Así, no podemos hablar de «la» democracia, sino de «una» democracia que es la que hemos logrado articular hasta el presente, pero que lleva en sus entrañas las posibilidades de desarrollarse mucho más allá. Si hablábamos hace un momento de participación, de igualdad, de libertad, de justicia… qué duda cabe que todos ellos son valores de tan profundo contenido que dan para mucho en su concreción estructural e institucional.

La democracia debe preguntarse una y otra vez qué es, qué puede ser y qué debería ser. El valor intrínseco de su propuesta hace que no pueda darse por satisfecha jamás, que deba plantearse siempre como un objetivo al servicio del cual vale la pena poner los medios que tengamos al alcance.

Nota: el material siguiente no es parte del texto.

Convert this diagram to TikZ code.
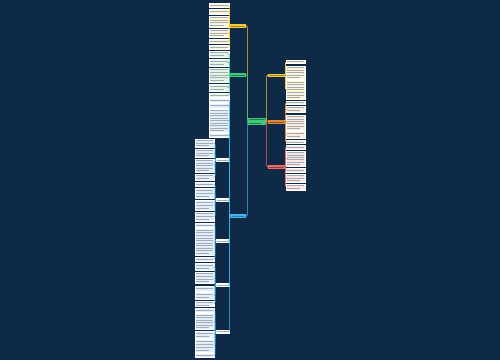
\documentclass[tikz,border=0pt]{standalone}
\definecolor{bg}{HTML}{0E2A46}
\definecolor{cyel}{HTML}{F2CB3F}
\definecolor{cgrn}{HTML}{3DCB79}
\definecolor{cblu}{HTML}{45B2F2}
\definecolor{corg}{HTML}{DD8A3E}
\definecolor{cred}{HTML}{EE6B6B}
\definecolor{lyel}{HTML}{FFF5D6}
\definecolor{lgrn}{HTML}{E2F6E8}
\definecolor{lblu}{HTML}{E0EFFA}
\definecolor{lorg}{HTML}{FCECDB}
\definecolor{lred}{HTML}{FDE5E5}
\definecolor{txtc}{HTML}{A3ABB4}
\newcommand\leaf[7]{%
  \node[leafbox, fill=#6, minimum width={(#3-#2)*1pt}, minimum height={(#5-#4)*1pt}] (#1) at ({(#2+#3)/2},{(#4+#5)/2}) {};
  \pgfmathtruncatemacro\nl{max(1,floor((#5-#4-0.6)/2.4))}%
  \foreach \i in {1,...,\nl}{\draw[txtline,#7] ({#2+1.4},{#4+0.3+(\i-0.5)*(#5-#4-0.6)/\nl}) -- ({#3-1.4-(\i==\nl)*(\nl>1)*4},{#4+0.3+(\i-0.5)*(#5-#4-0.6)/\nl});}%
}
\begin{document}
\begin{tikzpicture}[x=1pt,y=-1pt,
  leafbox/.style={draw=white, line width=0.5pt, inner sep=0pt, outer sep=0pt},
  txtline/.style={line width=0.7pt, txtc},
  ytxt/.style={line width=0.4pt, cyel!65!black},
  gtxt/.style={line width=0.4pt, cgrn!60!black},
  btxt/.style={line width=0.4pt, cblu!70!black},
  otxt/.style={line width=0.4pt, corg!60!black},
  rtxt/.style={line width=0.4pt, cred!60!black},
  conn/.style={line width=0.6pt, rounded corners=1pt}]
\useasboundingbox (0,0) rectangle (500,360);
\fill[bg] (0,0) rectangle (500,360);
% central
\leaf{C}{248}{266}{117.5}{125}{cgrn,draw=none}{gtxt}
% left level 1
\leaf{LY}{230}{246}{24}{28}{cyel,draw=none}{ytxt}
\leaf{LG}{230}{246}{73}{77}{cgrn,draw=none}{gtxt}
\leaf{LB}{230}{246}{214}{218}{cblu,draw=none}{btxt}
% right level 1
\leaf{RY}{268}{285}{73.5}{77}{cyel,draw=none}{ytxt}
\leaf{RO}{268}{285}{120}{123.5}{corg,draw=none}{otxt}
\leaf{RR}{268}{285}{165}{168.5}{cred,draw=none}{rtxt}
% left yellow leaves
\leaf{ly1}{209}{229}{3}{7}{lyel}{}
\leaf{ly2}{209}{229}{9}{14}{lyel}{}
\leaf{ly3}{209}{229}{16}{27}{lyel}{}
\leaf{ly4}{209}{229}{29}{37}{lyel}{}
\leaf{ly5}{209}{229}{39}{43}{lyel}{}
\leaf{ly6}{209}{229}{45}{49}{lyel}{}
% left green leaves
\leaf{lg1}{209}{229}{51}{57}{lgrn}{}
\leaf{lg2}{209}{229}{59}{66}{lgrn}{}
\leaf{lg3}{209}{229}{68}{82}{lgrn}{}
\leaf{lg4}{209}{229}{84}{91}{lgrn}{}
\leaf{lg5}{209}{229}{93}{97}{lgrn}{}
% blue direct leaves
\leaf{lb1}{209}{229}{98.5}{102}{lblu}{}
\leaf{lb2}{209}{229}{103}{108}{lblu}{}
\leaf{lb3}{209}{229}{109}{132}{lblu}{}
\leaf{lb4}{209}{229}{133}{137}{lblu}{}
% blue sub nodes
\leaf{s1}{216}{229}{158.5}{161.5}{white}{}
\leaf{s2}{216}{229}{198.5}{201.5}{white}{}
\leaf{s3}{216}{229}{239.5}{242.5}{white}{}
\leaf{s4}{216}{229}{283.5}{286.5}{white}{}
\leaf{s5}{216}{229}{330}{333}{white}{}
% sub 1 leaves
\leaf{s1a}{195}{214}{139}{147}{lblu}{}
\leaf{s1b}{195}{214}{149}{157}{lblu}{}
\leaf{s1c}{195}{214}{159}{172}{lblu}{}
\leaf{s1d}{195}{214}{174}{180}{lblu}{}
% sub 2 leaves
\leaf{s2a}{195}{214}{182}{186}{lblu}{}
\leaf{s2b}{195}{214}{188}{198}{lblu}{}
\leaf{s2c}{195}{214}{200}{210}{lblu}{}
\leaf{s2d}{195}{214}{212}{221.5}{lblu}{}
% sub 3 leaves
\leaf{s3a}{195}{214}{223}{227}{lblu}{}
\leaf{s3b}{195}{214}{228.5}{255}{lblu}{}
\leaf{s3c}{195}{214}{257}{261}{lblu}{}
% sub 4 leaves
\leaf{s4a}{195}{214}{263}{270}{lblu}{}
\leaf{s4b}{195}{214}{272}{283.5}{lblu}{}
\leaf{s4c}{195}{214}{286}{291}{lblu}{}
\leaf{s4d}{195}{214}{292.5}{299}{lblu}{}
\leaf{s4e}{195}{214}{301}{306.5}{lblu}{}
% sub 5 leaves
\leaf{s5a}{195}{214}{308}{312}{lblu}{}
\leaf{s5b}{195}{214}{313.5}{329}{lblu}{}
\leaf{s5c}{195}{214}{331}{338}{lblu}{}
\leaf{s5d}{195}{214}{339.5}{352}{lblu}{}
\leaf{s5e}{195}{214}{353.5}{357.5}{lblu}{}
% right yellow leaves
\leaf{ry1}{286}{305}{60}{63.5}{lyel}{}
\leaf{ry2}{286}{305}{66}{79}{lyel}{}
\leaf{ry3}{286}{305}{80.5}{99}{lyel}{}
% right orange leaves
\leaf{ro1}{286}{305}{101}{104.5}{lorg}{}
\leaf{ro2}{286}{305}{106}{112.5}{lorg}{}
\leaf{ro3}{286}{305}{115}{130}{lorg}{}
\leaf{ro4}{286}{305}{131.5}{138}{lorg}{}
\leaf{ro5}{286}{305}{140.5}{143.5}{lorg}{}
% right red leaves
\leaf{rr1}{286}{305}{145}{149}{lred}{}
\leaf{rr2}{286}{305}{151}{166}{lred}{}
\leaf{rr3}{286}{305}{168}{172}{lred}{}
\leaf{rr4}{286}{305}{174}{182}{lred}{}
\leaf{rr5}{286}{305}{184}{190}{lred}{}
% connectors central -> level 1
\foreach \n/\c in {LY/cyel,LG/cgrn,LB/cblu}{\draw[conn,\c] (C.west) -- ++(-0.6,0) |- (\n.east);}
\foreach \n/\c in {RY/cyel,RO/corg,RR/cred}{\draw[conn,\c] (C.east) -- ++(0.6,0) |- (\n.west);}
% level 1 -> leaves
\foreach \n in {ly1,ly2,ly3,ly4,ly5,ly6}{\draw[conn,cyel] (LY.west) -- ++(-0.6,0) |- (\n.east);}
\foreach \n in {lg1,lg2,lg3,lg4,lg5}{\draw[conn,cgrn] (LG.west) -- ++(-0.6,0) |- (\n.east);}
\foreach \n in {lb1,lb2,lb3,lb4,s1,s2,s3,s4,s5}{\draw[conn,cblu] (LB.west) -- ++(-0.6,0) |- (\n.east);}
\foreach \n in {s1a,s1b,s1c,s1d}{\draw[conn,cblu] (s1.west) -- ++(-1,0) |- (\n.east);}
\foreach \n in {s2a,s2b,s2c,s2d}{\draw[conn,cblu] (s2.west) -- ++(-1,0) |- (\n.east);}
\foreach \n in {s3a,s3b,s3c}{\draw[conn,cblu] (s3.west) -- ++(-1,0) |- (\n.east);}
\foreach \n in {s4a,s4b,s4c,s4d,s4e}{\draw[conn,cblu] (s4.west) -- ++(-1,0) |- (\n.east);}
\foreach \n in {s5a,s5b,s5c,s5d,s5e}{\draw[conn,cblu] (s5.west) -- ++(-1,0) |- (\n.east);}
\foreach \n in {ry1,ry2,ry3}{\draw[conn,cyel] (RY.east) -- ++(0.5,0) |- (\n.west);}
\foreach \n in {ro1,ro2,ro3,ro4,ro5}{\draw[conn,corg] (RO.east) -- ++(0.5,0) |- (\n.west);}
\foreach \n in {rr1,rr2,rr3,rr4,rr5}{\draw[conn,cred] (RR.east) -- ++(0.5,0) |- (\n.west);}
\end{tikzpicture}
\end{document}
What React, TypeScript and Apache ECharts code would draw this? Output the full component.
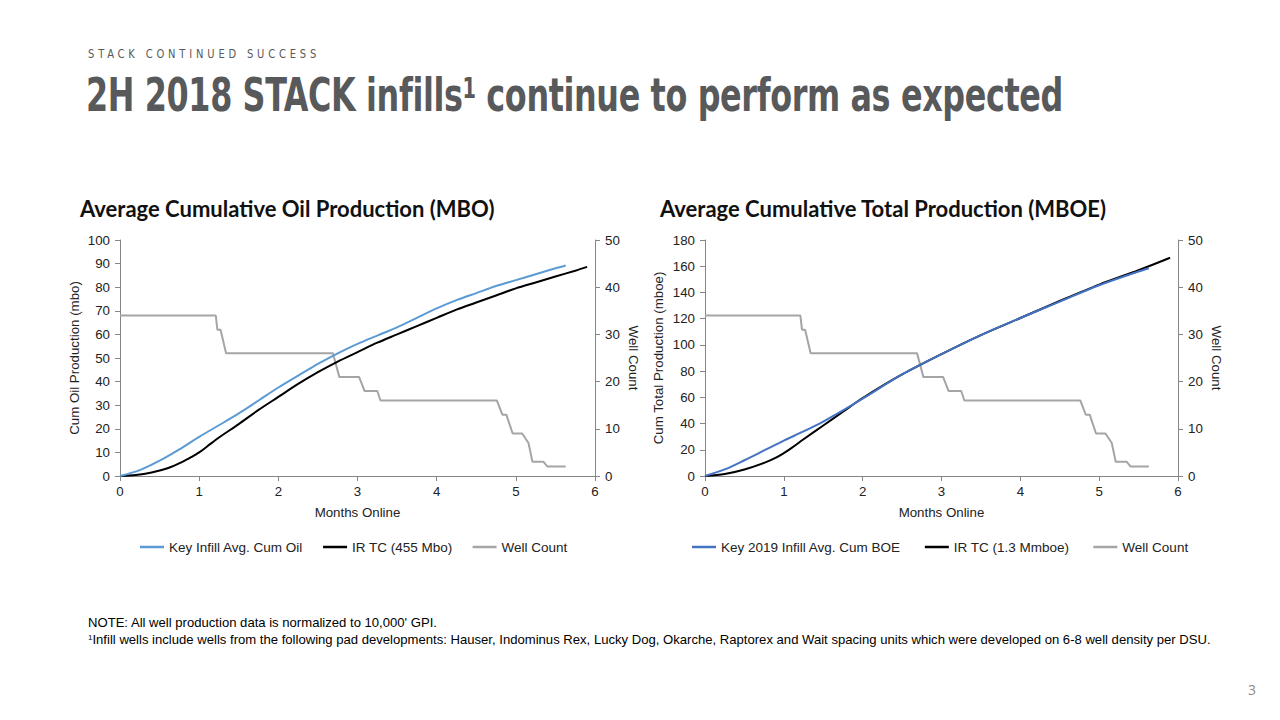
import React, { useEffect, useRef } from "react";
import * as echarts from "echarts";

// ---- Data ----
const oilAvgX = [0, 0.25, 0.5, 0.75, 1, 1.25, 1.5, 1.75, 2, 2.25, 2.5, 2.75, 3, 3.25, 3.5, 3.75, 4, 4.25, 4.5, 4.75, 5, 5.25, 5.5, 5.63];
const oilAvgY = [0, 2.5, 6.5, 11.3, 16.6, 21.5, 26.5, 32, 37.5, 42.5, 47.5, 52, 56, 59.5, 63, 67, 71, 74.5, 77.5, 80.5, 83, 85.5, 88, 89.2];

const oilTcX = [0, 0.2, 0.4, 0.6, 0.8, 0.9, 1, 1.1, 1.25, 1.5, 1.75, 2, 2.25, 2.5, 2.75, 3, 3.25, 3.5, 3.75, 4, 4.25, 4.5, 4.75, 5, 5.25, 5.5, 5.75, 5.9];
const oilTcY = [0, 0.4, 1.5, 3.3, 6.2, 8, 10, 12.5, 16.3, 22, 28, 33.5, 39, 44, 48.5, 52.5, 56.5, 60, 63.5, 67, 70.5, 73.5, 76.5, 79.5, 82, 84.5, 87, 88.6];

const boeAvgX = [0, 0.25, 0.5, 0.75, 1, 1.25, 1.5, 1.75, 2, 2.5, 3, 3.5, 4, 4.5, 5, 5.5, 5.63];
const boeAvgY = [0, 5, 12, 19.5, 27, 34, 41.5, 50, 59, 77.5, 93, 107.5, 120.5, 133, 145.5, 156, 158.5];

const boeTcX = [0, 0.25, 0.5, 0.75, 0.9, 1, 1.1, 1.25, 1.5, 1.75, 2, 2.5, 3, 3.5, 4, 4.5, 5, 5.5, 5.9];
const boeTcY = [0, 1.5, 5, 10, 14, 17.5, 21.5, 28, 38.5, 49, 59.5, 77.5, 93, 107.5, 120.5, 133.5, 146, 157, 166.5];

const wellX = [0, 1.21, 1.23, 1.27, 1.34, 2.69, 2.77, 3.02, 3.09, 3.25, 3.29, 4.76, 4.83, 4.88, 4.96, 5.08, 5.16, 5.21, 5.35, 5.4, 5.63];
const wellY = [34, 34, 31, 31, 26, 26, 21, 21, 18, 18, 16, 16, 13, 13, 9, 9, 7, 3, 3, 2, 2];

const xTicks = { min: 0, max: 6, interval: 1 };
const oilAxis = { min: 0, max: 100, interval: 10 };
const boeAxis = { min: 0, max: 180, interval: 20 };
const wellAxis = { min: 0, max: 50, interval: 10 };

const leftNames = ["Key Infill Avg. Cum Oil", "IR TC (455 Mbo)", "Well Count"];
const rightNames = ["Key 2019 Infill Avg. Cum BOE", "IR TC (1.3 Mmboe)", "Well Count"];

const zip = (xs: number[], ys: number[]) => xs.map((x, i) => [x, ys[i]]);

const AXIS_COLOR = "#868686";
const FONT = "'Liberation Sans', Arial, sans-serif";
const FS = 13.3;

function xAxisCfg(gridIndex: number) {
  return {
    type: "value",
    gridIndex,
    ...xTicks,
    name: "Months Online",
    nameLocation: "middle",
    nameGap: 30,
    nameTextStyle: { color: "#222", fontSize: FS, fontFamily: FONT },
    axisLine: { show: true, lineStyle: { color: AXIS_COLOR, width: 1 } },
    axisTick: { show: true, length: 5, lineStyle: { color: AXIS_COLOR } },
    axisLabel: { color: "#222", fontSize: FS, fontFamily: FONT, margin: 9 },
    splitLine: { show: false },
  };
}

function yAxisCfg(gridIndex: number, range: any, name: string, pos: "left" | "right", nameGap: number) {
  return {
    type: "value",
    gridIndex,
    position: pos,
    ...range,
    name,
    nameLocation: "middle",
    nameGap,
    nameRotate: pos === "left" ? 90 : -90,
    nameTextStyle: { color: "#222", fontSize: FS, fontFamily: FONT },
    axisLine: { show: true, lineStyle: { color: AXIS_COLOR, width: 1 } },
    axisTick: { show: true, length: 5, lineStyle: { color: AXIS_COLOR } },
    axisLabel: { color: "#222", fontSize: FS, fontFamily: FONT, margin: 10 },
    splitLine: { show: false },
  };
}

function lineSeries(name: string, data: number[][], color: string, xi: number, yi: number, smooth: boolean | number) {
  return {
    type: "line",
    name,
    data,
    xAxisIndex: xi,
    yAxisIndex: yi,
    showSymbol: false,
    symbol: "none",
    smooth,
    lineStyle: { color, width: 2 },
    itemStyle: { color },
    z: 3,
  };
}

function legendCfg(names: string[], left: number, gap: number) {
  return {
    data: names,
    left,
    top: 535,
    itemWidth: 24,
    itemHeight: 2.5,
    itemGap: gap,
    icon: "rect",
    textStyle: { color: "#222", fontSize: 13.5, fontFamily: FONT },
    selectedMode: false,
  };
}

export default function App() {
  const ref = useRef<HTMLDivElement>(null);

  useEffect(() => {
    if (!ref.current) return;
    const chart = echarts.init(ref.current, null, { renderer: "svg" });
    const option: any = {
      animation: false,
      backgroundColor: "#ffffff",
      grid: [
        { left: 120, top: 240, width: 475, height: 236, containLabel: false },
        { left: 705, top: 240, width: 473, height: 236, containLabel: false },
      ],
      xAxis: [xAxisCfg(0), xAxisCfg(1)],
      yAxis: [
        yAxisCfg(0, oilAxis, "Cum Oil Production (mbo)", "left", 39),
        yAxisCfg(0, wellAxis, "Well Count", "right", 32),
        yAxisCfg(1, boeAxis, "Cum Total Production (mboe)", "left", 40),
        yAxisCfg(1, wellAxis, "Well Count", "right", 32),
      ],
      legend: [legendCfg(leftNames, 135, 20), legendCfg(rightNames, 687, 24)],
      graphic: [
        {
          type: "text",
          left: 80,
          top: 197,
          style: {
            text: "Average Cumulative Oil Production (MBO)",
            font: "bold 22px Lato, 'Open Sans', sans-serif",
            fill: "#111",
          },
        },
        {
          type: "text",
          left: 660,
          top: 197,
          style: {
            text: "Average Cumulative Total Production (MBOE)",
            font: "bold 22px Lato, 'Open Sans', sans-serif",
            fill: "#111",
          },
        },
      ],
      series: [
        lineSeries(leftNames[2], zip(wellX, wellY), "#A5A5A5", 0, 1, false),
        lineSeries(leftNames[1], zip(oilTcX, oilTcY), "#000000", 0, 0, 0.3),
        lineSeries(leftNames[0], zip(oilAvgX, oilAvgY), "#5B9BD5", 0, 0, 0.3),
        lineSeries(rightNames[2], zip(wellX, wellY), "#A5A5A5", 1, 3, false),
        lineSeries(rightNames[1], zip(boeTcX, boeTcY), "#000000", 1, 2, 0.3),
        lineSeries(rightNames[0], zip(boeAvgX, boeAvgY), "#4472C4", 1, 2, 0.3),
      ],
    };
    chart.setOption(option);
    return () => chart.dispose();
  }, []);

  const narrow = "'Liberation Sans Narrow', 'DejaVu Sans Condensed', Arial, sans-serif";
  return (
    <div style={{ position: "absolute", left: 0, top: 0, width: 1280, height: 720, background: "#fff", overflow: "hidden" }}>
      <div ref={ref} style={{ position: "absolute", left: 0, top: 0, width: 1280, height: 720 }} />
      <div
        style={{
          position: "absolute",
          left: 88,
          top: 46,
          fontFamily: narrow,
          fontSize: 13,
          letterSpacing: 4.5,
          color: "#595959",
          whiteSpace: "nowrap",
          lineHeight: "16px",
          transformOrigin: "left top",
          transform: "scaleX(0.85)",
        }}
      >
        STACK CONTINUED SUCCESS
      </div>
      <div
        style={{
          position: "absolute",
          left: 86,
          top: 68,
          fontFamily: narrow,
          fontWeight: "bold",
          fontSize: 46,
          color: "#58595B",
          whiteSpace: "nowrap",
          lineHeight: "54px",
          transformOrigin: "left top",
          transform: "scaleX(0.77)",
          letterSpacing: -0.5,
        }}
      >
        2H 2018 STACK infills<sup style={{ fontSize: 28, verticalAlign: "top", position: "relative", top: -6 }}>1</sup> continue to perform as expected
      </div>
      <div
        style={{
          position: "absolute",
          left: 88,
          top: 614,
          fontFamily: FONT,
          fontSize: 13.1,
          color: "#000",
          whiteSpace: "nowrap",
          lineHeight: "17px",
        }}
      >
        <div>NOTE: All well production data is normalized to 10,000' GPI.</div>
        <div>
          <sup style={{ fontSize: 8, verticalAlign: "top", position: "relative", top: -2 }}>1</sup>Infill wells include wells from the following pad developments: Hauser, Indominus Rex, Lucky Dog, Okarche, Raptorex and Wait spacing units which were developed on 6-8 well density per DSU.
        </div>
      </div>
      <div
        style={{
          position: "absolute",
          left: 1248,
          top: 680,
          fontFamily: "'Open Sans', sans-serif",
          fontSize: 14,
          color: "#8c8c8c",
        }}
      >
        3
      </div>
    </div>
  );
}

Pensar que nuestras democracias son deficitarias no debería sorprendernos en absoluto; y mucho menos desanimarnos o desentusiasmarnos. A menudo nos abandonamos a la vaga convicción de que las instituciones, sistemas, principios, etc. que hemos creado son perfectos, universales y eternos, cuando estas tres son características impropias del ser humano y, por ende, de sus creaciones. Lo «normal» es que nuestras democracias sean perfectibles, mejorables. Lo deseable es que aquello de lo que adolecen, sea por desconocimiento o incapacidad de quienes en esos momentos tienen posibilidad de incidir sobre ellas, y no por voluntad de que no sean mejores de lo que pueden ser. Eso supondría una traición a los fundamentos del propio sistema.

Los fundamentos de la democracia son mucho más de carácter ético que de carácter procedimental, aunque este último forme parte ineludiblemente del sistema. Los procedimientos, los métodos, las instituciones, las formas, las reglas del juego son indispensables para que un sistema, el que sea, funcione. Pero no son todo el sistema. Lo que puede distinguirlo de otros son los principios sobre los que se fundamenta y que inspiran tal estructura y articulación de elementos. Y estos principios son de carácter ético.

Ciertamente, el equilibrio entre una democracia que reduzca a meras estrategias la concreción de sus principios, construyendo estructuras aparentemente fuertes pero huecas, y otra que se diluya en una retórica moralista que no sabe hacer uso de los procedimientos, no puede ser sencillo. Pero debe aspirarse a él, puesto que es ahí donde radica la bondad de esa democracia que deseamos que se extienda a más lugares. Una democracia que funcione y que mantenga un rumbo decidido en bien de la dignidad del ser humano.

Para todo ello es fundamental la conciencia que los individuos tengan de todo ello, la cultura que se propugne, la educación ciudadana que se fomente. Cuando decimos que la democracia ha de preguntarse, ha de revisar, ha de replantear, no podemos olvidar que es cada uno de sus ciudadanos quien debe hacer esto. «La democracia» es nadie; los artífices de la democracia deberíamos ser todos. Pero todos de verdad. Por supuesto, no se trata de la politización completa de la sociedad. No demandamos que todo el mundo se implique en la dimensión estructural de la política. Pero sí hay una parte del carácter de lo político que incumbe a todo individuo. El desentendimiento completo de lo que sucede a nuestro alrededor y con nosotros mismos, la apatía por las cuestiones que diseñan el marco de vida que compartimos, son síntomas de una enfermedad del individuo y de la sociedad. Habrá quien se desarrolle personalmente participando mucho más directamente en la gestión de lo público, de lo común. Adelante con ello; es necesario que así sea tanto como inviable que eso lo hagan todos. Pero la indiferencia de algunos denota un empobrecimiento de una dimensión al menos igual de humana que la estrictamente individual.

Si pretendemos ofrecer a otros la propuesta democrática debemos intentar garantizar nuestra coherencia con ella. No sea que les estemos entregando una estructura vacía.